• **Written problem**:
Emit the data below verbatim, stripping out any pictures.

• **Given information**:
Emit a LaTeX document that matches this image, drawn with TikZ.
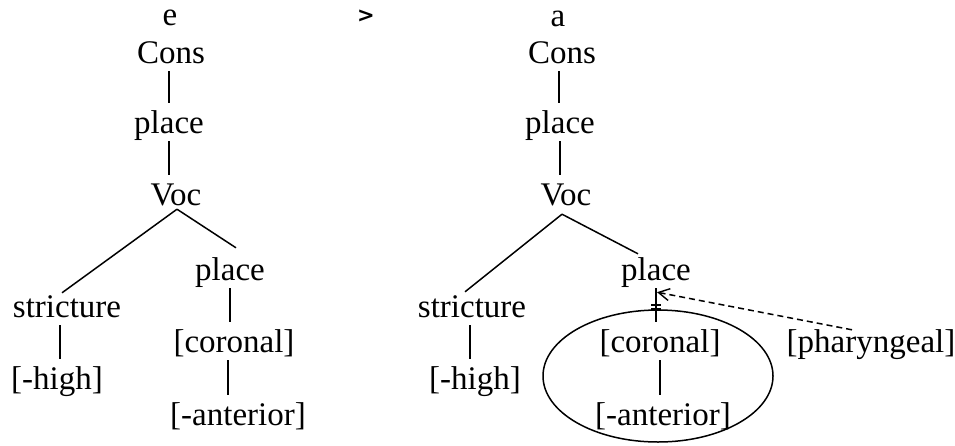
\documentclass[tikz,border=0pt]{standalone}
\usepackage{fontspec}
\setmainfont{Liberation Serif}
\newfontfamily\gtfont{DejaVu Sans}
\usetikzlibrary{arrows.meta,calc}
\begin{document}
\begin{tikzpicture}[x=1pt,y=-1pt,
  lab/.style={anchor=base,inner sep=0pt,text height=26pt,text depth=8pt,font=\fontsize{33}{38}\selectfont},
  vline/.style={line width=1.5pt,shorten >=4pt},
  br/.style={line width=1.5pt},
  hashmark/.style={line width=1.3pt},
  dasharrow/.style={line width=1.5pt,dash pattern=on 6pt off 4pt,-{Straight Barb[length=11pt,width=12pt,line width=1.4pt]}}]
\useasboundingbox (0,0) rectangle (955,445);
% top row
\node[lab] (e) at (170,25) {e};
\node[anchor=base,inner sep=0pt,font=\gtfont\bfseries\fontsize{21}{24}\selectfont] (gt) at (366,22) {>};
\node[lab] (a) at (558,26) {a};
% left tree
\node[lab] (cons1) at (171,63) {Cons};
\node[lab] (pl1) at (169,133) {place};
\node[lab] (voc1) at (176,205) {Voc};
\node[lab] (str1) at (67,317) {stricture};
\node[lab] (plb1) at (230,280) {place};
\node[lab] (hi1) at (57,389) {[-high]};
\node[lab] (cor1) at (234,352) {[coronal]};
\node[lab] (ant1) at (238,425) {[-anterior]};
\draw[vline] ([xshift=-2pt]cons1.south) -- ([xshift=-2pt]cons1.south |- pl1.north);
\draw[vline] (pl1.south) -- (pl1.south |- voc1.north);
\draw[br] ([xshift=1pt,yshift=4pt]voc1.south) -- ([xshift=-5pt,yshift=-2pt]str1.north);
\draw[br] ([xshift=1pt,yshift=4pt]voc1.south) -- ([xshift=6pt,yshift=6pt]plb1.north);
\draw[vline] ([xshift=-7pt]str1.south) -- ([xshift=-7pt]str1.south |- hi1.north);
\draw[vline] (plb1.south) -- (plb1.south |- cor1.north);
\draw[vline] ([xshift=-6pt]cor1.south) -- ([xshift=-6pt]cor1.south |- ant1.north);
% right tree
\node[lab] (cons2) at (562,63) {Cons};
\node[lab] (pl2) at (560,133) {place};
\node[lab] (voc2) at (566,205) {Voc};
\node[lab] (str2) at (472,317) {stricture};
\node[lab] (plb2) at (656,280) {place};
\node[lab] (hi2) at (475,389) {[-high]};
\node[lab] (cor2) at (660,352) {[coronal]};
\node[lab] (ant2) at (663,425) {[-anterior]};
\node[lab] (phar) at (871,352) {[pharyngeal]};
\draw[vline] ([xshift=-3pt]cons2.south) -- ([xshift=-3pt]cons2.south |- pl2.north);
\draw[vline] (pl2.south) -- (pl2.south |- voc2.north);
\draw[br] ([xshift=-4pt,yshift=-1pt]voc2.south) -- ([xshift=-7pt,yshift=-1pt]str2.north);
\draw[br] ([xshift=-4pt,yshift=-1pt]voc2.south) -- ([xshift=-18pt]plb2.north);
\draw[vline] ([xshift=-2pt]str2.south) -- ([xshift=-2pt]str2.south |- hi2.north);
\draw[vline] (plb2.south) -- (plb2.south |- cor2.north);
\coordinate (mid) at ($(plb2.south)!0.5!(plb2.south |- cor2.north)$);
\draw[hashmark] ([xshift=-5pt,yshift=2pt]mid) -- ([xshift=5pt,yshift=2pt]mid);
\draw[hashmark] ([xshift=-5pt,yshift=-2pt]mid) -- ([xshift=5pt,yshift=-2pt]mid);
\draw[vline] (cor2.south) -- (cor2.south |- ant2.north);
\draw[br] (658,376) ellipse [x radius=115pt, y radius=66pt];
\draw[dasharrow] ([xshift=-19pt,yshift=-4pt]phar.north) -- ([xshift=1pt,yshift=-4pt]plb2.south);
\end{tikzpicture}
\end{document}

• **The answer**:
Emit a LaTeX document that matches this image, drawn with TikZ.
\documentclass[tikz,border=0pt]{standalone}
\usepackage{fontspec}
\setmainfont{Liberation Serif}
\newfontfamily\gtfont{DejaVu Sans}
\usetikzlibrary{arrows.meta,calc}
\begin{document}
\begin{tikzpicture}[x=1pt,y=-1pt,
  lab/.style={anchor=base,inner sep=0pt,text height=26pt,text depth=8pt,font=\fontsize{33}{38}\selectfont},
  vline/.style={line width=1.5pt,shorten >=4pt},
  br/.style={line width=1.5pt},
  hashmark/.style={line width=1.3pt},
  dasharrow/.style={line width=1.5pt,dash pattern=on 6pt off 4pt,-{Straight Barb[length=11pt,width=12pt,line width=1.4pt]}}]
\useasboundingbox (0,0) rectangle (955,445);
% top row
\node[lab] (e) at (170,25) {e};
\node[anchor=base,inner sep=0pt,font=\gtfont\bfseries\fontsize{21}{24}\selectfont] (gt) at (366,22) {>};
\node[lab] (a) at (558,26) {a};
% left tree
\node[lab] (cons1) at (171,63) {Cons};
\node[lab] (pl1) at (169,133) {place};
\node[lab] (voc1) at (176,205) {Voc};
\node[lab] (str1) at (67,317) {stricture};
\node[lab] (plb1) at (230,280) {place};
\node[lab] (hi1) at (57,389) {[-high]};
\node[lab] (cor1) at (234,352) {[coronal]};
\node[lab] (ant1) at (238,425) {[-anterior]};
\draw[vline] ([xshift=-2pt]cons1.south) -- ([xshift=-2pt]cons1.south |- pl1.north);
\draw[vline] (pl1.south) -- (pl1.south |- voc1.north);
\draw[br] ([xshift=1pt,yshift=4pt]voc1.south) -- ([xshift=-5pt,yshift=-2pt]str1.north);
\draw[br] ([xshift=1pt,yshift=4pt]voc1.south) -- ([xshift=6pt,yshift=6pt]plb1.north);
\draw[vline] ([xshift=-7pt]str1.south) -- ([xshift=-7pt]str1.south |- hi1.north);
\draw[vline] (plb1.south) -- (plb1.south |- cor1.north);
\draw[vline] ([xshift=-6pt]cor1.south) -- ([xshift=-6pt]cor1.south |- ant1.north);
% right tree
\node[lab] (cons2) at (562,63) {Cons};
\node[lab] (pl2) at (560,133) {place};
\node[lab] (voc2) at (566,205) {Voc};
\node[lab] (str2) at (472,317) {stricture};
\node[lab] (plb2) at (656,280) {place};
\node[lab] (hi2) at (475,389) {[-high]};
\node[lab] (cor2) at (660,352) {[coronal]};
\node[lab] (ant2) at (663,425) {[-anterior]};
\node[lab] (phar) at (871,352) {[pharyngeal]};
\draw[vline] ([xshift=-3pt]cons2.south) -- ([xshift=-3pt]cons2.south |- pl2.north);
\draw[vline] (pl2.south) -- (pl2.south |- voc2.north);
\draw[br] ([xshift=-4pt,yshift=-1pt]voc2.south) -- ([xshift=-7pt,yshift=-1pt]str2.north);
\draw[br] ([xshift=-4pt,yshift=-1pt]voc2.south) -- ([xshift=-18pt]plb2.north);
\draw[vline] ([xshift=-2pt]str2.south) -- ([xshift=-2pt]str2.south |- hi2.north);
\draw[vline] (plb2.south) -- (plb2.south |- cor2.north);
\coordinate (mid) at ($(plb2.south)!0.5!(plb2.south |- cor2.north)$);
\draw[hashmark] ([xshift=-5pt,yshift=2pt]mid) -- ([xshift=5pt,yshift=2pt]mid);
\draw[hashmark] ([xshift=-5pt,yshift=-2pt]mid) -- ([xshift=5pt,yshift=-2pt]mid);
\draw[vline] (cor2.south) -- (cor2.south |- ant2.north);
\draw[br] (658,376) ellipse [x radius=115pt, y radius=66pt];
\draw[dasharrow] ([xshift=-19pt,yshift=-4pt]phar.north) -- ([xshift=1pt,yshift=-4pt]plb2.south);
\end{tikzpicture}
\end{document}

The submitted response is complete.